Pendidikan di Malaysia bertujuan mengembangkan potensi individu secara menyeluruh dan terpadu untuk mewujudkan insan yang seimbang dan harmonis dari segi intelek, rohani, emosi, dan jasmani, berdasarkan kepercayaan dan kepatuhan kepada Tuhan. Tujuan ini dimaksudkan agar dapat melahirkan rakyat Malaysia yang berilmu pengetahuan, berketerampilan, berakhlak mulia, dan bertanggung jawab terhadap masyarakat dan negara.  
Pendidikan Islam
Sejak merdeka pada tahun 1957, ilmu pengetahuan agama Islam telah dijadikan sebagai kurikulum pendidikan nasional di Malaysia; diberikan selama 120 menit per minggunya. Akan tetapi, karena pemerintah tidak melakukan penekanan atau kewajiban lulus ujian ilmu pengetahuan agama Islam, pelajaran ini tidak mendapat perhatian serius dari siswa. Lalu pada tahun 1975, berbagai langkah penting  untuk memperkuat pendidikan Islam di negara ini telah ditempuh oleh Departemen Pendidikan. Pada tahun 1982, Perdana Menteri Mahathir Muhammad mengambil keputusan untuk menjalankan kebijakan penanaman nilai-nilai Islam di pemerintahan. Dengan demikian, peran Islam kian penting dalam negara. Islamisasi pemerintahan ini bisa dibuktikan dengan adanya pembentukan Bank Islam, Sistem Asuransi Islam, Universitas Islam Internasional Penyempurnaan Keagamaan Islam, dan lain-lain. Setahun kemudian, pada tahun 1983, Departemen Pendidikan menyatakan bahwa nilai-nilai moral akan diajarkan kepada pelajar nonmuslim, sementara ilmu pengetahuan agama akan diajarkan kepada para pelajar muslim. Apa akibatnya?

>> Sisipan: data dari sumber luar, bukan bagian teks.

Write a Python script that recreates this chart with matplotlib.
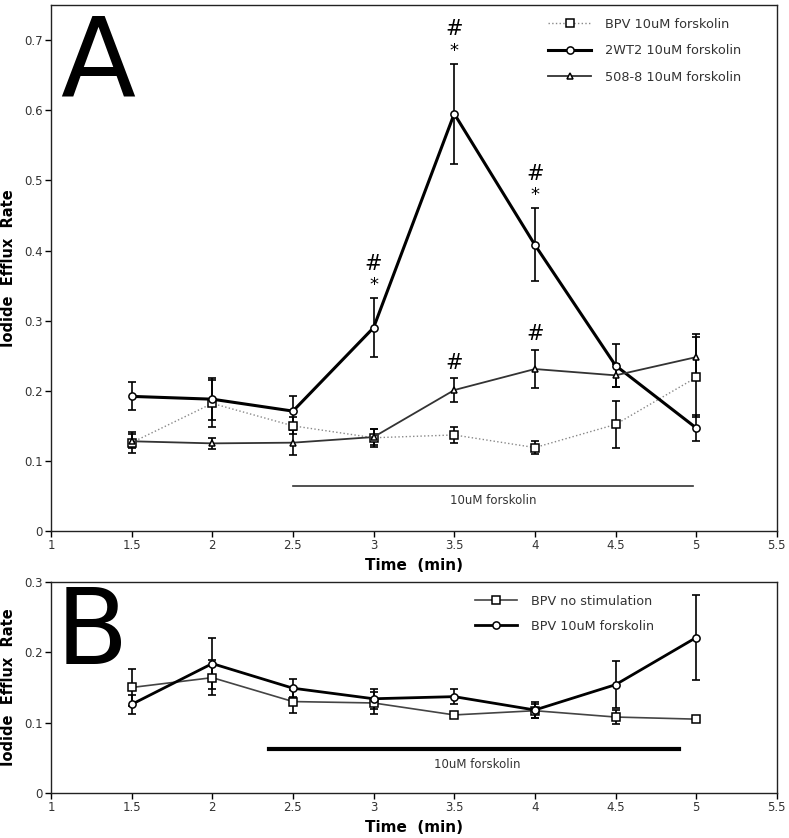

Sebagaimana diamati oleh Claudia Derichs menjelang akhir tahun 1990-an, secara drastis jumlah mahasiswi yang memakai tudung atau jilbab kian meningkat, sementara kaum lelakinya memakai kopiah. Para guru mengakui bahwa kecenderungan menyatakan identitas sebagai seorang muslim telah muncul sedemikian rupa hingga guru perempuan yang tidak bertudung adalah perilaku perkecualian karena banyaknya yang memakai tudung.
Perkembangan masjid dan surau di Malaysia mencerminkan semaraknya aktivitas umat Islam. Bandar Baru Bangi (sekitar 25 km dari Kuala Lumpur), misalnya, merupakan daerah yang memiliki masjid dan surau dengan perkembangan pesat. Seiring dengan makin meluasnya pemukiman penduduk, perkantoran, pertokoan, dan industrialisasi, jumlah masjid dan surau pun bertambah. Masjid-masjid itu bukan saja untuk melaksanakan praktik ibadah salat, melainkan juga sebagai lembaga pendidikan Islam. Surau an-Nur di Bandar Baru Bangi,  misalnya, merupakan tempat kajian Alqur’an dan Tafsir, baik bagi lelaki maupun perempuan. Kadang kala diadakan tahlil serta perbincangan keagamaan yang terjadwal secara sistematis tentang segala hal yang berkaitan dengan masalah spiritual dan problem yang dihadapi masyarakat masa kini.
Agaknya corak Islami ini tidak hanya terjadi dibidang pendidikan semata. Di lingkungan elite politik dan parpol seolah juga terjadi perlombaan dalam menyatakan ciri keislamannya. Sebagai contoh partai yang sedang berkuasa dimalaysia, yakni the United Malays’ Nasional Organization (UMNO) pimpinan Mahathir Muhammad, telah membuka website untuk mennjukkan berbagai upaya jihadnya. Upaya menciptakan website demikian, apapun isinya, akhir-akhir ini mengindikasikan hadirnya kompetisi untuk “menjadi Islami” di Malaysia. Karena didukung oleh parpol, Islamisasi di Malaysia pun menjadi isu politik dari pada sebagai akibat langsung dari munculnya gerakan sosial.[1]


[1] Abd.Rahman Assegaf, Internasionalisasi Pendidikan, (Yogyakarta: Gama Media, 2003), hlm. 112- 122.